Partie I : Années 70 : de l’héroïne fragile à la femme forte
Lady Snowblood (1973) de Kazuo Koike et Kazuo Kamimura
Figure de la femme forte par essence, Lady S. est l’archétype de la « femme fatale » telle qu’elle était fantasmée dans les imaginaires collectifs au Japon dans les années 70. Très occidentalisée, la jeune Yuki est une femme indépendante, affranchie de la tutelle des hommes, aux antipodes de la figure de la femme fragile valorisée par la société nippone. Violente, autrice de nombreux crimes incluant viols et meurtres, elle s’accomplit dans la vengeance, tenant les hommes et les puissants pour responsables de tous les maux de la société. Pour atteindre son but, à savoir venger sa mère violée, injustement emprisonnée et décédée en couche, elle n’hésite pas à user de ses charmes pour faire couler le sang de ceux qu’elle juge indigne de vivre. L’ambivalence du personnage tient dans le fait qu’en cherchant à se venger, elle utilise les mêmes procédés que les hommes qu’elle cherche à éliminer.
Au-delà de la quête du personnage principal, ce manga met en avant une image aujourd’hui contestée de la femme fatale. Hypersexualisée, pratiquement considérée comme une « prostituée », la femme forte est, à cette époque, souvent dépeinte comme une marginale qui n’a pas su s’insérer dans la société. Cette vision archaïque de la femme forte évoluera bien plus tard, à partir de la fin des années 90.

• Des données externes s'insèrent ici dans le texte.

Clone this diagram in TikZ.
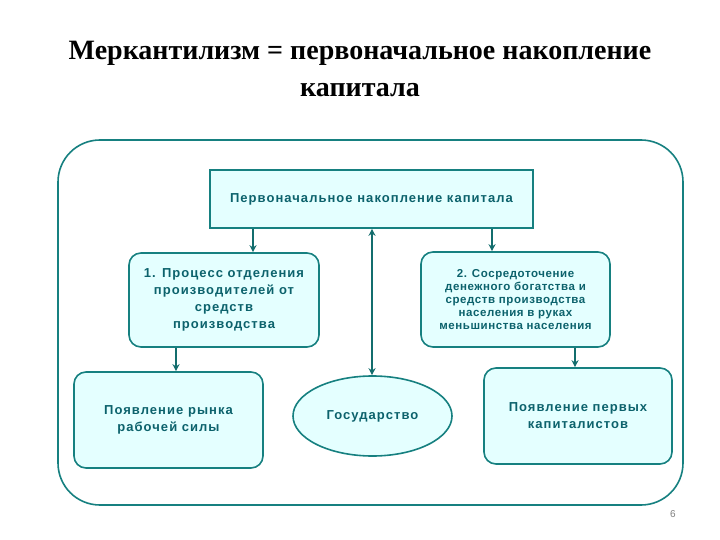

Ayako (1973) d’Osamu Tezuka
A la même date, Osamu Tezuka publie Ayako. Les deux manga ont en réalité peu de points communs puisque Lady S. se déroule dans le Japon de l’ère Meiji alors qu’Ayako grandit dans un contexte post seconde guerre mondiale. Très différentes, les deux personnages féminins se rejoignent cependant via l’hypersexualisation du corps et la banalisation des scènes de violences. En effet, dans ce récit qui décrit la vie de la jeune Ayako de ses 4 à ses 27 ans, le personnage principal cherche essentiellement à se sauver lui-même en échappant à un milieu familial toxique. D’abord présentée sous les traits d’une petite fille soumise, puis comme une femme séduisante dans la fleur de l’âge, abusée par des membres de sa famille qui la retiennent captive, Ayako ne devra son salut qu’aux mauvais choix réalisés par des personnages de sexe masculin qui les amènent à leur perte, lui permettant ainsi de gagner sa liberté.

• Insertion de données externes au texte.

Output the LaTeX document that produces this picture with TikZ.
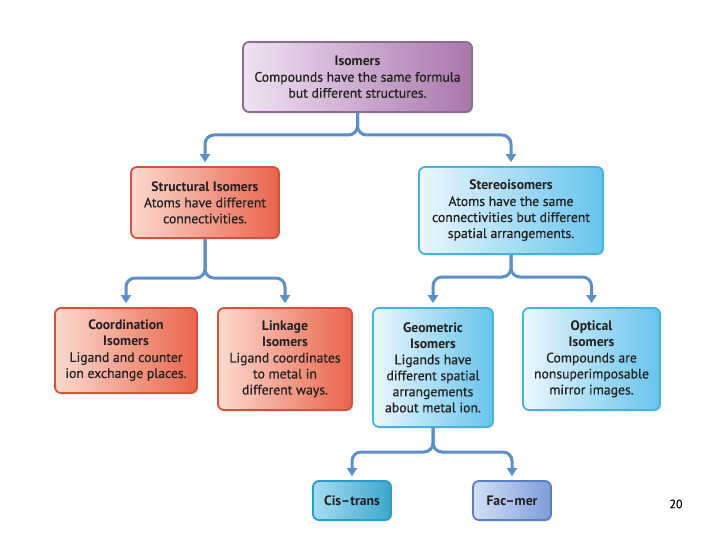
\documentclass[tikz,border=0pt]{standalone}
\usepackage{fontspec}
\setmainfont{PT Sans}[UprightFeatures={FakeBold=0.5}]
\usepackage{xcolor}
\usetikzlibrary{arrows.meta}
\usetikzlibrary{shadows}
\definecolor{txt}{HTML}{231F20}
\definecolor{conncol}{HTML}{5B8FC9}
\definecolor{isoleft}{HTML}{F0E2F3}
\definecolor{isoright}{HTML}{A877AC}
\definecolor{isoline}{HTML}{8E6A92}
\definecolor{redleft}{HTML}{FBD9CD}
\definecolor{redright}{HTML}{E9644C}
\definecolor{redline}{HTML}{D8503A}
\definecolor{blueleft}{HTML}{EBF7FD}
\definecolor{blueright}{HTML}{66C4EC}
\definecolor{blueline}{HTML}{45B2E0}
\definecolor{cisleft}{HTML}{A6DDF2}
\definecolor{cisright}{HTML}{3CA6CE}
\definecolor{cisline}{HTML}{2A9CC8}
\definecolor{facleft}{HTML}{D4E1F6}
\definecolor{facright}{HTML}{7C9CD8}
\definecolor{facline}{HTML}{5A7EC4}
\tikzset{
  box/.style={rectangle,rounded corners=6pt,line width=1.8pt,align=center,inner sep=2pt,
    text=txt,font=\fontsize{13.7}{16}\selectfont,
    drop shadow={opacity=0.2,shadow xshift=1pt,shadow yshift=-1.5pt}},
  isobox/.style={box,draw=isoline,left color=isoleft,right color=isoright},
  redbox/.style={box,draw=redline,left color=redleft,right color=redright},
  bluebox/.style={box,draw=blueline,left color=blueleft,right color=blueright},
  cisbox/.style={box,draw=cisline,left color=cisleft,right color=cisright},
  facbox/.style={box,draw=facline,left color=facleft,right color=facright},
  conn/.style={draw=conncol,line width=3pt,rounded corners=9pt,shorten >=4pt,
    -{Triangle[width=10pt,length=8pt]}}
}

\begin{document}
\begin{tikzpicture}[x=1pt,y=-1pt]
 \useasboundingbox[fill=white] (0,0) rectangle (720,540);
 \node[isobox,minimum width=229,minimum height=70] (iso) at (357.5,77) {\textbf{Isomers}\\Compounds have the same formula\\but different structures.};
 \node[redbox,minimum width=148,minimum height=71] (struct) at (205,202.5) {\textbf{Structural Isomers}\\Atoms have different\\connectivities.};
 \node[bluebox,minimum width=184,minimum height=87] (stereo) at (511,210.5) {\textbf{Stereoisomers}\\Atoms have the same\\connectivities but different\\spatial arrangements.};
 \node[redbox,minimum width=142,minimum height=85] (coord) at (126,350.5) {\textbf{Coordination}\\\textbf{Isomers}\\Ligand and counter\\ion exchange places.};
 \node[redbox,minimum width=134,minimum height=102] (link) at (285,359) {\textbf{Linkage}\\\textbf{Isomers}\\Ligand coordinates\\to metal in\\different ways.};
 \node[bluebox,minimum width=120,minimum height=119] (geo) at (433,367.5) {\textbf{Geometric}\\\textbf{Isomers}\\Ligands have\\different spatial\\arrangements\\about metal ion.};
 \node[bluebox,minimum width=137,minimum height=102] (opt) at (591.5,359) {\textbf{Optical}\\\textbf{Isomers}\\Compounds are\\nonsuperimposable\\mirror images.};
 \node[cisbox,minimum width=78,minimum height=39] (cis) at (352,500.5) {\textbf{Cis–trans}};
 \node[facbox,minimum width=78,minimum height=39] (fac) at (512,500.5) {\textbf{Fac–mer}};
 \node[font=\fontsize{12}{14}\selectfont] (pagenum) at (676,504) {20};

 \coordinate (split1) at (357.5,135);
 \coordinate (split2) at (205,278);
 \coordinate (split3) at (511,277);
 \coordinate (split4) at (433,452);
 \draw[conn] (iso.south) -- (split1) -| (struct.north);
 \draw[conn] (iso.south) -- (split1) -| (stereo.north);
 \draw[conn] (struct.south) -- (split2) -| (coord.north);
 \draw[conn] (struct.south) -- (split2) -| (link.north);
 \draw[conn] (stereo.south) -- (split3) -| (geo.north);
 \draw[conn] (stereo.south) -- (split3) -| (opt.north);
 \draw[conn] (geo.south) -- (split4) -| (cis.north);
 \draw[conn] (geo.south) -- (split4) -| (fac.north);

\end{tikzpicture}
\end{document}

Barbara (1974) d’Osamu Tezuka
Barbara d’Osamu Tezuka s’inscrit dans la continuité des deux titres précédents, à la différence près que Barbara nous est présentée comme une femme libre dès le départ, bien qu’elle soit dans les faits dépendante des hommes qui s’épreignent d’elle. Vulgaire, hypersexualisée, alcoolique, hors norme, Barbara est à la fois un fantasme et une femme marginale, sans domicile fixe. A mi-chemin entre réalité et fiction, elle nous apparaît comme une muse n’existant que dans l’imaginaire des artistes en quête d’inspiration littéraire tels que le narrateur, Yosuke Mikura, un jeune écrivain atteint de troubles psychiques et en proie à des désirs sexuels inavouables. Comme Ayako et Lady S., elle connait les faiblesses des hommes et sait saisir les opportunités lorsqu’elle en a besoin. Elle apparaît donc davantage comme une opportuniste parfois manipulatrice que comme une femme fatale à proprement parler.